A: Be concerned, very concerned, about your prospective boss Googling you and checking you out on LinkedIn, Facebook, Instagram, Twitter, you name it. Potential employers are going to check you out on every form of social media they can access. If you haven’t reviewed your social media presence, do so today. Companies are not trying to find reasons not to hire you—they simply want to understand you, your activities, your judgment, and how responsible of a person you are or aren’t. Your social media practices show who you are—meaning an employer is going to have two different perceptions of you if you’re a marathon runner versus a marathon drinker, so the nature of your social media presence is very important.

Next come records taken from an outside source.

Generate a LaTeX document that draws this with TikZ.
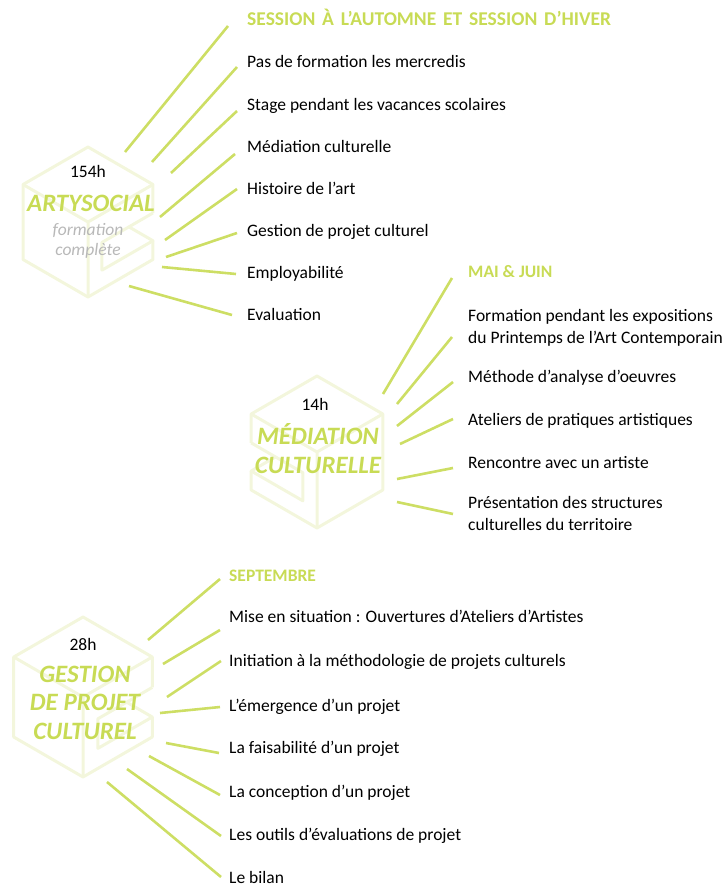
\documentclass[tikz,border=0pt]{standalone}
\usepackage{fontspec}
\setmainfont{Carlito}
\usetikzlibrary{calc}

\definecolor{raygreen}{HTML}{CDDE64}
\definecolor{titlegreen}{HTML}{C8DB55}
\definecolor{hexpale}{HTML}{F3F6DC}
\definecolor{softgray}{HTML}{B8B8B8}

\newcommand{\widespaces}{\spaceskip=6.8pt\relax}

% pale cube with a slot in one face
\newcommand{\logocube}[1]{%
  \begin{scope}[#1]
    \draw[hexline] (0.866,-0.12) -- (0.866,-0.5) -- (0,-1) -- (-0.866,-0.5)
      -- (-0.866,0.5) -- (0,1) -- (0.866,0.5) -- (0.866,0.25);
    \draw[hexline] (-0.866,-0.5) -- (0,0) -- (0.866,-0.5) (0,0) -- (0,1);
    \draw[hexline] (0.866,-0.12) -- (0.186,0.2725) -- (0.186,0.6425)
      -- (0.866,0.25) -- (0.546,0.065);
  \end{scope}}

\begin{document}
\begin{tikzpicture}[x=1pt,y=-1pt,
    hexline/.style={hexpale,line width=3pt,line join=round},
    ray/.style={raygreen,line width=2.6pt},
    item/.style={anchor=base west,inner sep=0pt,align=left,
        font=\fontsize{17.5}{21.5}\selectfont},
    head/.style={item,titlegreen,font=\fontsize{17.5}{21.5}\selectfont\bfseries},
    hours/.style={anchor=base,inner sep=0pt,font=\fontsize{17.5}{21}\selectfont},
    title/.style={anchor=base,inner sep=0pt,align=center,titlegreen,
        font=\fontsize{25}{28.5}\selectfont\bfseries\itshape},
    sub/.style={anchor=base,inner sep=0pt,align=center,softgray,
        font=\fontsize{17.5}{20}\selectfont\itshape}]
    \useasboundingbox (0,0) rectangle (726,886);

    % cubes
    \logocube{xshift=88pt,yshift=-222pt,x=75pt,y=-75pt}
    \logocube{xshift=317pt,yshift=-452pt,x=-76pt,y=-76pt}
    \logocube{xshift=83pt,yshift=-697pt,x=80pt,y=-80pt}

    % multi-line nodes sit on their last baseline
    \node[hours] (h1) at (88,177) {154h};
    \node[title] (t1) at (91,211) {ARTYSOCIAL};
    \node[sub] (f1) at (88,255) {formation\\complète};

    \node[hours] (h2) at (315,410) {14h};
    \node[title] (t2) at (318,473) {MÉDIATION\\CULTURELLE};

    \node[hours] (h3) at (83,650) {28h};
    \node[title] (t3) at (85,739) {GESTION\\DE PROJET\\CULTUREL};

    % artysocial
    \node[head,font=\fontsize{19.5}{22}\selectfont\bfseries]
        (s1) at (247,25) {\widespaces SESSION À L’AUTOMNE ET SESSION D’HIVER};
    \node[item] (s2) at (247,67) {Pas de formation les mercredis};
    \node[item] (s3) at (247,110) {Stage pendant les vacances scolaires};
    \node[item] (s4) at (247,152) {Médiation culturelle};
    \node[item] (s5) at (247,194) {Histoire de l’art};
    \node[item] (s6) at (247,236) {Gestion de projet culturel};
    \node[item] (s7) at (247,278) {Employabilité};
    \node[item] (s8) at (247,320) {Evaluation};

    % mediation
    \node[head] (m1) at (468,277) {MAI \& JUIN};
    \node[item] (m2) at (468,343) {Formation pendant les expositions\\du Printemps de l’Art Contemporain};
    \node[item] (m3) at (468,382) {Méthode d’analyse d’oeuvres};
    \node[item] (m4) at (468,425) {Ateliers de pratiques artistiques};
    \node[item] (m5) at (468,468) {Rencontre avec un artiste};
    \node[item] (m6) at (468,530) {Présentation des structures\\culturelles du territoire};

    % gestion de projet
    \node[head] (p1) at (229,581) {SEPTEMBRE};
    \node[item] (p2) at (229,622) {Mise en situation : Ouvertures d’Ateliers d’Artistes};
    \node[item] (p3) at (229,666) {Initiation à la méthodologie de projets culturels};
    \node[item] (p4) at (229,711) {L’émergence d’un projet};
    \node[item] (p5) at (229,753) {La faisabilité d’un projet};
    \node[item] (p6) at (229,797) {La conception d’un projet};
    \node[item] (p7) at (229,840) {Les outils d’évaluations de projet};
    \node[item] (p8) at (229,883) {Le bilan};

    % rays
    \foreach \n/\x/\y/\dx/\dy in {s1/125/152/19/1, s2/152/162/10/0,
        s3/171/173/10/1, s4/160/217/12/2, s5/165/240/10/-5,
        s6/166/257/10/-3, s7/162/267/11/-4, s8/129/286/15/-5,
        m1/383/394/16/1, m2/397/404/16/-6, m3/397/426/15/0,
        m4/400/444/15/-6, m5/397/479/15/0, m6/397/502/15/-16,
        p1/148/640/9/-2, p2/163/664/9/8, p3/167/697/8/-5,
        p4/160/713/9/-4, p5/166/743/10/0, p6/149/756/9/-2,
        p7/127/769/8/-4, p8/107/782/8/-6}
      \draw[ray] (\x,\y) coordinate (r-\n) -- ($(\n.base west)+(-\dx,\dy)$);
\end{tikzpicture}
\end{document}
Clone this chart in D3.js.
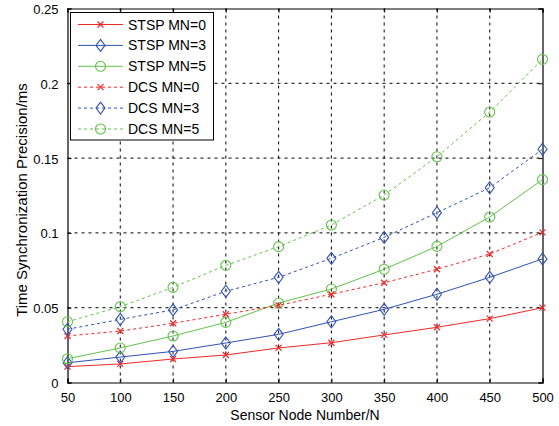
<!DOCTYPE html>
<html>
<head>
<meta charset="utf-8">
<script src="https://cdn.jsdelivr.net/npm/d3@7"></script>
<style>
  html, body { margin: 0; padding: 0; background: #fff; }
  svg { display: block; font-family: "Liberation Sans", Arial, sans-serif; }
</style>
</head>
<body>
<svg id="chart" width="559" height="426"></svg>
<script>
// Sensor node counts (x axis)
const nodes = [50, 100, 150, 200, 250, 300, 350, 400, 450, 500];

// Time synchronization precision (ms) per scheme
const stspMN0 = [0.0106, 0.0124, 0.0157, 0.0184, 0.0231, 0.0266, 0.0318, 0.0369, 0.0427, 0.0500];
const stspMN3 = [0.0132, 0.0170, 0.0208, 0.0264, 0.0322, 0.0406, 0.0489, 0.0590, 0.0703, 0.0826];
const stspMN5 = [0.0159, 0.0231, 0.0311, 0.0402, 0.0531, 0.0625, 0.0757, 0.0910, 0.1106, 0.1356];
const dcsMN0  = [0.0311, 0.0344, 0.0396, 0.0456, 0.0516, 0.0590, 0.0667, 0.0757, 0.0859, 0.1004];
const dcsMN3  = [0.0356, 0.0422, 0.0485, 0.0610, 0.0703, 0.0830, 0.0970, 0.1135, 0.1302, 0.1559];
const dcsMN5  = [0.0406, 0.0507, 0.0636, 0.0783, 0.0908, 0.1053, 0.1253, 0.1509, 0.1808, 0.2160];

const xTicks = [50, 100, 150, 200, 250, 300, 350, 400, 450, 500];
const yTicks = [0, 0.05, 0.1, 0.15, 0.2, 0.25];
const yTickLabels = ["0", "0.05", "0.1", "0.15", "0.2", "0.25"];

const seriesNames = ["STSP MN=0", "STSP MN=3", "STSP MN=5", "DCS MN=0", "DCS MN=3", "DCS MN=5"];
const seriesValues = [stspMN0, stspMN3, stspMN5, dcsMN0, dcsMN3, dcsMN5];

const RED = "#f02828", BLUE = "#2f52b4", GREEN = "#62c24a";
const styles = [
  { color: RED,   dash: null,  marker: "x" },
  { color: BLUE,  dash: null,  marker: "diamond" },
  { color: GREEN, dash: null,  marker: "circle" },
  { color: RED,   dash: "3,3", marker: "x" },
  { color: BLUE,  dash: "3,3", marker: "diamond" },
  { color: GREEN, dash: "3,3", marker: "circle" }
];

const svg = d3.select("#chart");
const L = 67.5, R = 542.5, T = 8.5, B = 382.5;

const x = d3.scaleLinear().domain([50, 500]).range([L, R]);
const y = d3.scaleLinear().domain([0, 0.25]).range([B, T]);

// grid lines
const grid = svg.append("g");
grid.selectAll("line.v").data(xTicks.slice(1, -1)).join("line")
  .attr("x1", d => x(d)).attr("x2", d => x(d))
  .attr("y1", T).attr("y2", B)
  .attr("stroke", "#000").attr("stroke-width", 1).attr("stroke-dasharray", "3,4");
grid.selectAll("line.h").data(yTicks.slice(1, -1)).join("line")
  .attr("x1", L).attr("x2", R)
  .attr("y1", d => y(d)).attr("y2", d => y(d))
  .attr("stroke", "#000").attr("stroke-width", 1).attr("stroke-dasharray", "3,4");

// axes
const fontSize = 13;
svg.append("g").attr("transform", `translate(0,${B})`)
  .call(d3.axisBottom(x).tickValues(xTicks).tickSize(-4).tickPadding(10).tickFormat(d3.format("d")));
const yAxis = svg.append("g").attr("transform", `translate(${L},0)`)
  .call(d3.axisLeft(y).tickValues(yTicks).tickSize(-4).tickPadding(9).tickFormat((d, i) => yTickLabels[i]));
yAxis.selectAll(".tick text").attr("dy", "0.38em");
svg.append("g").attr("transform", `translate(0,${T})`)
  .call(d3.axisTop(x).tickValues(xTicks).tickSize(-4).tickFormat(""));
svg.append("g").attr("transform", `translate(${R},0)`)
  .call(d3.axisRight(y).tickValues(yTicks).tickSize(-4).tickFormat(""));
svg.selectAll(".domain").attr("stroke", "#000").attr("stroke-width", 1.2);
svg.selectAll(".tick line").attr("stroke", "#000");
svg.selectAll(".tick text").attr("fill", "#000").attr("font-size", fontSize)
  .attr("font-family", "Liberation Sans, Arial, sans-serif");

// axis titles
svg.append("text").attr("x", (L + R) / 2).attr("y", 419.5).attr("text-anchor", "middle")
  .attr("font-size", 14).text("Sensor Node Number/N");
svg.append("text").attr("transform", "translate(26.5,200) rotate(-90)")
  .attr("text-anchor", "middle").attr("font-size", 15).text("Time Synchronization Precision/ms");

// marker drawing
function drawMarker(g, type, color) {
  if (type === "x") {
    g.append("path").attr("d", "M-3,-3L3,3M-3,3L3,-3")
      .attr("stroke", color).attr("stroke-width", 1.2).attr("fill", "none");
  } else if (type === "diamond") {
    g.append("path").attr("d", "M0,-6L4.5,0L0,6L-4.5,0Z")
      .attr("stroke", color).attr("stroke-width", 1.1).attr("fill", "none");
  } else {
    g.append("circle").attr("r", 5)
      .attr("stroke", color).attr("stroke-width", 1.1).attr("fill", "none");
  }
}

// series
const line = d3.line().x((d, i) => x(nodes[i])).y(d => y(d));
seriesValues.forEach((vals, s) => {
  const st = styles[s];
  const g = svg.append("g");
  g.append("path").datum(vals).attr("d", line)
    .attr("fill", "none").attr("stroke", st.color).attr("stroke-width", 1)
    .attr("stroke-dasharray", st.dash);
  vals.forEach((v, i) => {
    drawMarker(g.append("g").attr("transform", `translate(${x(nodes[i])},${y(v)})`), st.marker, st.color);
  });
});

// legend
const lg = svg.append("g");
lg.append("rect").attr("x", 70.5).attr("y", 12.5).attr("width", 143).attr("height", 127.5)
  .attr("fill", "#fff").attr("stroke", "#000").attr("stroke-width", 1);
seriesNames.forEach((name, s) => {
  const st = styles[s];
  const ry = 24.5 + s * 20.9;
  lg.append("line").attr("x1", 78).attr("x2", 123).attr("y1", ry).attr("y2", ry)
    .attr("stroke", st.color).attr("stroke-width", 1).attr("stroke-dasharray", st.dash);
  drawMarker(lg.append("g").attr("transform", `translate(100.5,${ry})`), st.marker, st.color);
  lg.append("text").attr("x", 128).attr("y", ry + 5).attr("font-size", 14).attr("fill", "#000").text(name);
});
</script>
</body>
</html>
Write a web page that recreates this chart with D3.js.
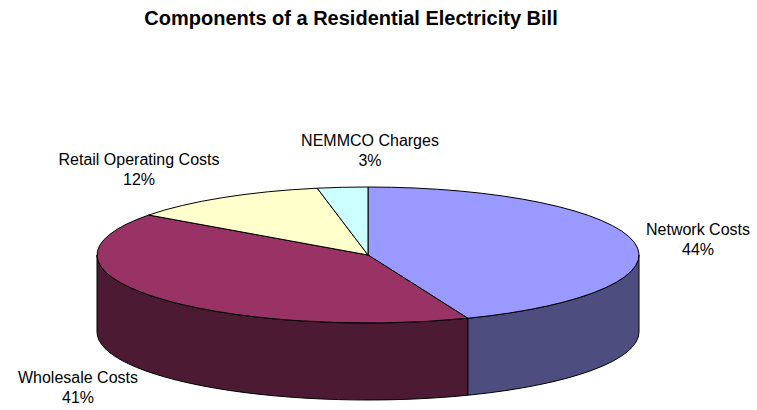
<!DOCTYPE html>
<html>
<head>
<meta charset="utf-8">
<script src="https://cdn.jsdelivr.net/npm/d3@7"></script>
<style>
  html, body { margin: 0; padding: 0; background: #fff; }
  svg { display: block; font-family: Arial, "Liberation Sans", sans-serif; }
</style>
</head>
<body>
<svg id="chart" width="757" height="410"></svg>
<script>
// ---- data ----
const categories = ["Network Costs", "Wholesale Costs", "Retail Operating Costs", "NEMMCO Charges"];
const values = [44, 41, 12, 3];
const percentLabels = ["44%", "41%", "12%", "3%"];
const title = "Components of a Residential Electricity Bill";

// ---- styles / layout ----
const topColors = ["#9999FF", "#993366", "#FFFFCC", "#CCFFFF"];
const sideColors = ["#4D4D80", "#4D1A33", "#80806A", "#6A8080"];
const labelAnchors = [[698, 235], [78, 383], [139, 165], [370, 146]];
const W = 757, H = 410;
const cx = 368, cy = 255, rx = 271, ry = 68, depth = 77;

const svg = d3.select("#chart");

const pie = d3.pie().sort(null).value(d => d.value).startAngle(0).endAngle(2 * Math.PI);
const arcs = pie(categories.map((c, i) => ({ name: c, value: values[i], i })));

const P = (a, dy = 0) => [cx + rx * Math.sin(a), cy - ry * Math.cos(a) + dy];

// outer walls (front half only: angles between PI/2 and 3PI/2)
const wallG = svg.append("g");
arcs.forEach(d => {
  const a0 = Math.max(d.startAngle, Math.PI / 2);
  const a1 = Math.min(d.endAngle, 3 * Math.PI / 2);
  if (a1 <= a0) return;
  const p0 = P(a0), p1 = P(a1), q1 = P(a1, depth), q0 = P(a0, depth);
  const large = (a1 - a0) > Math.PI ? 1 : 0;
  const path = `M${p0[0]},${p0[1]} A${rx},${ry} 0 ${large} 1 ${p1[0]},${p1[1]} ` +
               `L${q1[0]},${q1[1]} A${rx},${ry} 0 ${large} 0 ${q0[0]},${q0[1]} Z`;
  wallG.append("path")
    .attr("d", path)
    .attr("fill", sideColors[d.data.i])
    .attr("stroke", "#000")
    .attr("stroke-width", 1)
    .attr("stroke-linejoin", "round");
});

// tops
const topG = svg.append("g");
arcs.forEach(d => {
  const p0 = P(d.startAngle), p1 = P(d.endAngle);
  const large = (d.endAngle - d.startAngle) > Math.PI ? 1 : 0;
  const path = `M${cx},${cy} L${p0[0]},${p0[1]} A${rx},${ry} 0 ${large} 1 ${p1[0]},${p1[1]} Z`;
  topG.append("path")
    .attr("d", path)
    .attr("fill", topColors[d.data.i])
    .attr("stroke", "#000")
    .attr("stroke-width", 1)
    .attr("stroke-linejoin", "round");
});

// labels
const labG = svg.append("g");
arcs.forEach(d => {
  const [x, y] = labelAnchors[d.data.i];
  const t = labG.append("text")
    .attr("x", x).attr("y", y)
    .attr("text-anchor", "middle")
    .attr("font-size", 16)
    .attr("fill", "#000");
  t.append("tspan").attr("x", x).attr("y", y).text(d.data.name);
  t.append("tspan").attr("x", x).attr("y", y + 20).text(percentLabels[d.data.i]);
});

// title
svg.append("text")
  .attr("x", 351).attr("y", 25)
  .attr("text-anchor", "middle")
  .attr("font-size", 20)
  .attr("font-weight", "bold")
  .attr("fill", "#000")
  .text(title);
</script>
</body>
</html>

A good practice is to keep all accounts private except LinkedIn. Eliminate concerns about Facebook or Instagram that show you and the red Solo cup in college, the last ten bachelor or bachelorette parties, motorcycle racing, or anything else that demonstrates a regular itinerary of risky behaviors—any questionable behaviors on a regular basis are what people are going to worry about. Regularly review security settings; they are changing all the time. And please believe what you have heard—nothing online is really private, but take immediate action to mark it as private as you can.
LinkedIn is the most acceptable social media for business and professional use, and that’s where you should be. Your presence on LinkedIn becomes more important because prospective employers are going to look at how many connections you have, who you are connected to, and your job history and descriptions. This “Real Estate” can be enhanced with some focused effort to showcase the skills you want to use, and your areas of interest. You can add presentations you have done, professional associations, samples of writing, and interact with content that’s important to you and your industry—all things to impress the recruiter and hiring manager so much that they don’t need to go elsewhere to see more of your online life.
Everything about your online profile creates the opportunity for people to form a perception. In terms of Google, you should certainly see what comes up for you, though you may have a limited impact on what’s there. But for your own accounts, you have control and need to exercise it judiciously. Before you post think, “What’s the perception that may give a hiring manager?” Does it put you or your candidacy at risk? As unfair as that may be, that’s the question to ask. Even if you think, “I don’t care, it’s who I am,” be able to say that from the position of having the job. Not everybody needs to know everything about you. You need to be in control of your own information, and you can let more people in later.
Not having a social media presence other than LinkedIn is not a red flag. Professional behavior is being recognized as more and more important in social media, and so is having a line between what’s public and what’s private.